**Task requirements:** Find every line in the records below that holds the word "Write", and copy each one.

....................

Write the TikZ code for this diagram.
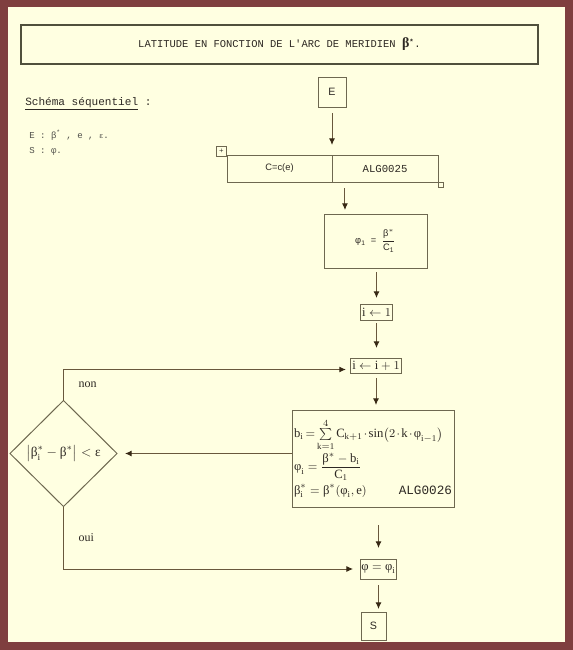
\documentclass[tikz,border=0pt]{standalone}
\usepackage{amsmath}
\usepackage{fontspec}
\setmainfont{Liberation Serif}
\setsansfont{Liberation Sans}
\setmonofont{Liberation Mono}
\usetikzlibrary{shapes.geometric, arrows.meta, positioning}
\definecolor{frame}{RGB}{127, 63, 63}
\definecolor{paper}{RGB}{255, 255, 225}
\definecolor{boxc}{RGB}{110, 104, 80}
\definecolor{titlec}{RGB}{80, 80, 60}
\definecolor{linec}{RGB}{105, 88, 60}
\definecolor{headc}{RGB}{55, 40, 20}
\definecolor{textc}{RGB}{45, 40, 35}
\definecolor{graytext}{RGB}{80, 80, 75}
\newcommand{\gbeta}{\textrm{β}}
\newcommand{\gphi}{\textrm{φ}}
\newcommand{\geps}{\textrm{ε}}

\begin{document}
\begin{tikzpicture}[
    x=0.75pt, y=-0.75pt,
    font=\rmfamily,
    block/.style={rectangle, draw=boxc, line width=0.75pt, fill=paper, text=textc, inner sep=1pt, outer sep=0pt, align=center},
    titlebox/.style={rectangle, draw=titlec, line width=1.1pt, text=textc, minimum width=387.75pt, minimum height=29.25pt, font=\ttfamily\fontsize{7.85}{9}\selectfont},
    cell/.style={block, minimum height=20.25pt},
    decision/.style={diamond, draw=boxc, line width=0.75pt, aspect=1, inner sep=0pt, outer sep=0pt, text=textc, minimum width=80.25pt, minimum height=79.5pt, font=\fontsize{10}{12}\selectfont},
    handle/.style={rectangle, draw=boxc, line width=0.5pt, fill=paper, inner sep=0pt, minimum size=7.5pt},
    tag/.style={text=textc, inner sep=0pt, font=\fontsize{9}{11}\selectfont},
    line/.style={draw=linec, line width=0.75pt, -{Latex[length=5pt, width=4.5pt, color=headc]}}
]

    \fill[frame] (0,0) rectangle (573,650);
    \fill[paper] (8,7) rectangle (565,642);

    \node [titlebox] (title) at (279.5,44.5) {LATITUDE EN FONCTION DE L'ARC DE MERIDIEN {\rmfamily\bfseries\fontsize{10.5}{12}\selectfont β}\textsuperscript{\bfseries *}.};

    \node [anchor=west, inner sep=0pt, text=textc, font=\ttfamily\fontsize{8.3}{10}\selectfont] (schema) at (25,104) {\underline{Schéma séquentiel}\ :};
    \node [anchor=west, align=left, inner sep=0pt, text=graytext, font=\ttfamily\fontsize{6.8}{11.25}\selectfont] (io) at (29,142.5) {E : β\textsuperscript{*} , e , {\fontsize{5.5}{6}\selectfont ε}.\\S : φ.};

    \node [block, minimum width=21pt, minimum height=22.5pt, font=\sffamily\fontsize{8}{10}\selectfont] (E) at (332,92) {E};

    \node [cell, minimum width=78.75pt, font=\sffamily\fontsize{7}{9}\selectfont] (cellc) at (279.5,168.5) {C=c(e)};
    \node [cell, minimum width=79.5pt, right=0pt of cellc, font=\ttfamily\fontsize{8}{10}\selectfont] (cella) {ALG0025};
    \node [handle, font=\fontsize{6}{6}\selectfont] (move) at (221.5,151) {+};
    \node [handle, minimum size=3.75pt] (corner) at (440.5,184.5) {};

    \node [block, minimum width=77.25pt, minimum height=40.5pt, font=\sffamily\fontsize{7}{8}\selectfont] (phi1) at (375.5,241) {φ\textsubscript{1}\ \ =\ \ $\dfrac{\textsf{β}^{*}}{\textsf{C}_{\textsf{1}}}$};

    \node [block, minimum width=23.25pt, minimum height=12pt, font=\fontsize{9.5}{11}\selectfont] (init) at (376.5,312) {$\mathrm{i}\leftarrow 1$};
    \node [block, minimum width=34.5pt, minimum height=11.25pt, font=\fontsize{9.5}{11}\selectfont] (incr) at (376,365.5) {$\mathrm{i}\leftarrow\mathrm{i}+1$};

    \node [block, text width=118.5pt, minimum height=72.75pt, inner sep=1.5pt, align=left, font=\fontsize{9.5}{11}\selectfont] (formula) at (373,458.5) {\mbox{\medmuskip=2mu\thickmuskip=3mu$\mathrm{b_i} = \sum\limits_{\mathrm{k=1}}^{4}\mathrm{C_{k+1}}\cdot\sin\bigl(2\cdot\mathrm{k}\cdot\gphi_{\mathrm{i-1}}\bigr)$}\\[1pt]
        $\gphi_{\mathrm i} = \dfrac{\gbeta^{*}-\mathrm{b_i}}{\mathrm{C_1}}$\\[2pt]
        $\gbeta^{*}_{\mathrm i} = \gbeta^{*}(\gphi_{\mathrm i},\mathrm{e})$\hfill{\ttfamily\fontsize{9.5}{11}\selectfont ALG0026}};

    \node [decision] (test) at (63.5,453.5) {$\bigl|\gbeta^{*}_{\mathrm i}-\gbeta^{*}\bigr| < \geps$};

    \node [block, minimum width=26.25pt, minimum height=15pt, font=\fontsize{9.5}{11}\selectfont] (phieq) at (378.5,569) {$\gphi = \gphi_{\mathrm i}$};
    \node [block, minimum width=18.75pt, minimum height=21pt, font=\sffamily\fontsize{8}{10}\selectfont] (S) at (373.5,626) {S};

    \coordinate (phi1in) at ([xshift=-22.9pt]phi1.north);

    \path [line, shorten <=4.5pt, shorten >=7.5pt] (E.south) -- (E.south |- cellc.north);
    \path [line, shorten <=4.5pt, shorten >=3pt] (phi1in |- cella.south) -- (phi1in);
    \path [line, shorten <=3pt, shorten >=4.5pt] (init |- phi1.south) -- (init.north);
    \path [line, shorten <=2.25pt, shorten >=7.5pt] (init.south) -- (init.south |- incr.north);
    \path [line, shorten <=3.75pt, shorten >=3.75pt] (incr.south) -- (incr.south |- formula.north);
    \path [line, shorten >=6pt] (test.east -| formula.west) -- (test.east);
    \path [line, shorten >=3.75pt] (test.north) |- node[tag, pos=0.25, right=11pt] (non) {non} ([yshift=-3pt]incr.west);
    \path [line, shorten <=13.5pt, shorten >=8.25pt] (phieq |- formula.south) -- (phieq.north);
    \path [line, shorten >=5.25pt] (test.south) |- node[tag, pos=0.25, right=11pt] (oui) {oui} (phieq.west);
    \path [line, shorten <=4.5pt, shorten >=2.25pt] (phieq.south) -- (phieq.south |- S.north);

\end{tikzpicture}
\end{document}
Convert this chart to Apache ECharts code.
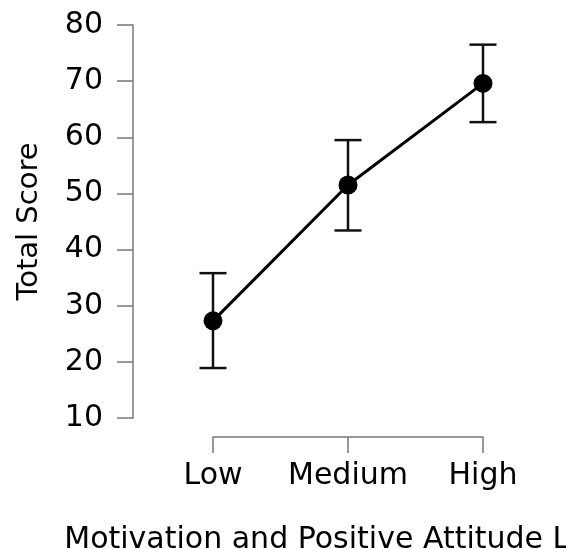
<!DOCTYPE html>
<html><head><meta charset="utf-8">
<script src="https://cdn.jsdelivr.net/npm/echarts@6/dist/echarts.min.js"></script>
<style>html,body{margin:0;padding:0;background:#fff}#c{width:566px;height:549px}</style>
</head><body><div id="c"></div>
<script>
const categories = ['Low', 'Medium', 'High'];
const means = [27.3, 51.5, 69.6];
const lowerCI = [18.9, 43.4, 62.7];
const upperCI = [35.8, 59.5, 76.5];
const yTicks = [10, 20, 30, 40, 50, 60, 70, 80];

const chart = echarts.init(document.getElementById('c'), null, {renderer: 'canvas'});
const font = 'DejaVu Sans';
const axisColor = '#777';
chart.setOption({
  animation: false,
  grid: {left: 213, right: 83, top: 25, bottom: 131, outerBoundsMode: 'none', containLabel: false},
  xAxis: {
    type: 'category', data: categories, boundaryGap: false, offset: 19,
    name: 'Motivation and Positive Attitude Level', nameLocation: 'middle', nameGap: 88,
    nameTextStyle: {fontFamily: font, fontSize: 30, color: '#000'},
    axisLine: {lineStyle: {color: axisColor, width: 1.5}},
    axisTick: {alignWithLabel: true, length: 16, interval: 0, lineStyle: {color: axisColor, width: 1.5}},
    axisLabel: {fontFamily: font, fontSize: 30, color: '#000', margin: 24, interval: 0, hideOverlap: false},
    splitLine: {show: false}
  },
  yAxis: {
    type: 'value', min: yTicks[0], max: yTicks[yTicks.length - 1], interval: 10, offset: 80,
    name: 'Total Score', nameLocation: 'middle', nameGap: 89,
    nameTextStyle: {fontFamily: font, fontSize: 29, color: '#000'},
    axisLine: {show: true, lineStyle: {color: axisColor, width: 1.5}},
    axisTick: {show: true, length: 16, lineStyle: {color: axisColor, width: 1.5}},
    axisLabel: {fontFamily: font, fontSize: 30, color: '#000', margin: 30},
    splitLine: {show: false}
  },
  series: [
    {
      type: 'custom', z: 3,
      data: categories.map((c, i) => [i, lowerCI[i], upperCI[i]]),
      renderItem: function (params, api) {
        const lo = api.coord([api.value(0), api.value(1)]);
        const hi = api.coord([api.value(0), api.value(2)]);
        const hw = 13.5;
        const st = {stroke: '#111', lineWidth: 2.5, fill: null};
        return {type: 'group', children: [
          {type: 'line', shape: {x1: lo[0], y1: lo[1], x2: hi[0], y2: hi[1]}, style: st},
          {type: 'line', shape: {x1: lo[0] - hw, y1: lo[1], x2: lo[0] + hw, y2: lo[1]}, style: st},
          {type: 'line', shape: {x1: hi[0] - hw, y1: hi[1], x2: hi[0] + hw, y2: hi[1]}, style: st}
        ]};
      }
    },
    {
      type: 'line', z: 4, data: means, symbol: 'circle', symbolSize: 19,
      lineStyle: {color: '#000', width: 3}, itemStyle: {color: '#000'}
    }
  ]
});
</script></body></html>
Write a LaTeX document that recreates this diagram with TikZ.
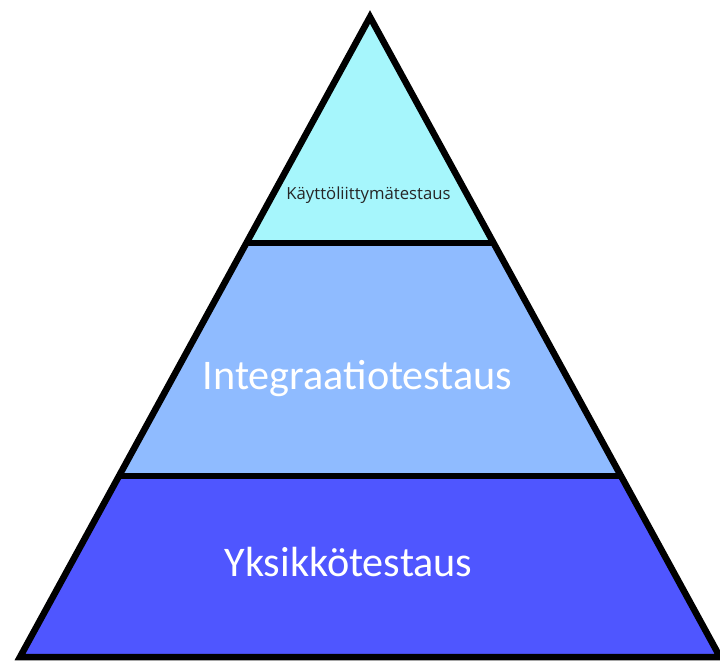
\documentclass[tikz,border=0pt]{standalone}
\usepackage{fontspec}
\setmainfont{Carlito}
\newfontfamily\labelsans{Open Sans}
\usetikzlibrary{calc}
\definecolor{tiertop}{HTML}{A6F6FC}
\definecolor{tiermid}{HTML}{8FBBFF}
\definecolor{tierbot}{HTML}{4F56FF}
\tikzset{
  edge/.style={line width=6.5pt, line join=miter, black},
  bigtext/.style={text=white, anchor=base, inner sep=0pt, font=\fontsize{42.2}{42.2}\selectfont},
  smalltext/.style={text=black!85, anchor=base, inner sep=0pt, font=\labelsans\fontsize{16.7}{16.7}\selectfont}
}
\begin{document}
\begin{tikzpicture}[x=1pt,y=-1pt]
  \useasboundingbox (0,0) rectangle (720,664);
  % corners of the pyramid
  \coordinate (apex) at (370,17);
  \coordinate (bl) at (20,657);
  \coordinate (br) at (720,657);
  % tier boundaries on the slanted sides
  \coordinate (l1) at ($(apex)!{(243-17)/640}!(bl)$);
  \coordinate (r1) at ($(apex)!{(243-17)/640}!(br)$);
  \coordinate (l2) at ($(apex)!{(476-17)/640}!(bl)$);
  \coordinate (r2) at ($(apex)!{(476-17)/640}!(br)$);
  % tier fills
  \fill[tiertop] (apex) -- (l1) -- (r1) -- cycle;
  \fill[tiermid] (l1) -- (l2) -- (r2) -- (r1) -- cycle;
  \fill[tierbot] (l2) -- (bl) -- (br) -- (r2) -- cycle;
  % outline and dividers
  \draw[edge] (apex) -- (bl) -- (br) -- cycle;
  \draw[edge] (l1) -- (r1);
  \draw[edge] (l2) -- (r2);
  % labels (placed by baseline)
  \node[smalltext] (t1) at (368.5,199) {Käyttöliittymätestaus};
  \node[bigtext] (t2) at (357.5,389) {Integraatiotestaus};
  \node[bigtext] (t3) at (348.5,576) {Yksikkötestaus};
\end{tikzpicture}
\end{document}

....................

**Result:**
Write the TikZ code for this diagram.
Write a LaTeX document that recreates this diagram with TikZ.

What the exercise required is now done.